I threw away every bit of colour in my room.
My memory of the next few weeks is foggy; I cried a lot. I would dream about
what had happened and have to wake up and remind myself that this was not
that night.
One day I told FRIEND about it.
I did not know him well; Beyond the fact that I had drunkenly attempted oral
copulation with him once, in a churchyard, but I sent him a message, saying that I
was terribly sorry to bother him, but I thought that maybe I had been raped and I
didn’t know what to do.
He was at work and responding on his bathroom breaks; He was sympathetic
and caring and told me not to apologize, that he was my friend and he would help
me.
What is more is, he did.
Long after my assault was salacious and interesting, when I was worn out and
exhausted and other friends became weary of my continued mood swings and
glum expression, FRIEND was there.
He would meet me outside of doctor’s appointments and bring me groceries
when I did not eat. He offered to lend me money and stay at his parent’s house
and when I panicked at parties, he was the one to walk me home.
We would spend nights watching goofy YouTube clips or serenading one another
with comical songs and gradually, as time went on, I began to feel more human.
It was FRIEND who saved my life.
One day, when he was giving me a ride home, he told me that I mattered and that
he loved me and I ought to live; not for him or for anyone else but because my
life was one worth living.
It was peculiar; I felt so unlovable, yet FRIEND cared about me.
I mumbled embarrassedly that I loved him too and thank you.
And somewhere in the back of my mind, I stopped wanting to die quite so badly.

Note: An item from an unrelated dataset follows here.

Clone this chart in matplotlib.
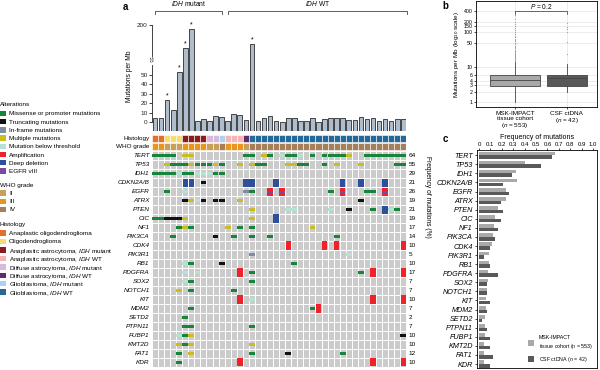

Recovery from depression is slow and not a simple upwards trajectory. One
moment you can feel fine, and the next you are sinking and it feels as though all
of your hard work has been levelled.
FRIEND had gotten me to write a ‘manifesto for happiness’ that had numerical
steps to follow if I felt down. Simple things like ‘hydrate, eat chocolate, watch a
cat video on YouTube’. At FRIEND’s suggestion I had pepeppered the list with
breathing exercises and emergency numbers that I could contact too.
It took months of therapy and constant adjustments to my antidepressant
medication, but I was getting stronger.
I celebrated the small victories; one week free of self-harm, the first time I had
sex after being raped, eating high-calorie foods and wearing colour.
And through all of this, FRIEND was there for me; as weeks became months, after
I had sat on my bed ruddy faced and weeping, with stalactites of snot dripping
from my nostrils and as I learned to smile and laugh again, he was there.
I am lucky. I survived.
I have a good support network and a magnificent doctor.
Depression is and always will be, a part of the way in which I experience life but
it is not what defines me.
If I never heal from this completely, if I still have nightmares years from now
and see my body as somehow less, I am thankful for what I do have and how
strong I have become.
Mostly, always, I am grateful to the friend who saved my life.